One way is to use a base-ten diagram to represent the hundreds, tens, and ones and to create equal-sized groups.
We can think of the division by 3 as splitting up 345 into 3 equal groups.
Each group has 1 hundred, 1 ten, and 5 ones, so \(345 \div 3 = 115\). Notice that in order to split 345 into 3 equal groups, one of the tens had to be unbundled or decomposed into 10 ones.
Long division is another method for calculating quotients. It relies on place value to perform and record the division.
When we use long division, we work from left to right and with one digit at a time, starting with the leftmost digit of the dividend. We remove the largest group possible each time, using the placement of the digit to indicate the size of each group.
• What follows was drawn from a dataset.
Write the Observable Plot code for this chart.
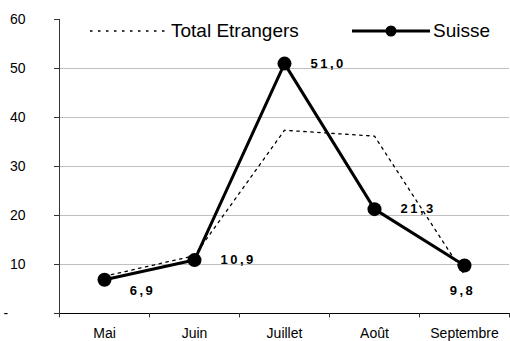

Here is an example of how to find \(345 \div 3\) using long division.
We start by dividing 3 hundreds into 3 groups, which means 1 hundred in each group. Instead of writing 100, we simply write 1 in the hundreds place, knowing that it means 1 hundred.
There are no remaining hundreds, so we work with the tens. We can make 3 groups of 1 ten in 4 tens, so we write 1 in the tens place above the 4 of 345. Subtracting 3 tens from 4 tens, we have a remainder of 1 ten.
We know that 1 ten is 10 ones. Combining these with the 5 ones from 345, we have 15 ones. We can make 3 groups of 5, so we write 5 in the ones place.
In total, there are 3 groups of 1 hundred, 1 ten, and 5 ones in 345, so \(345 \div 3 = 115\).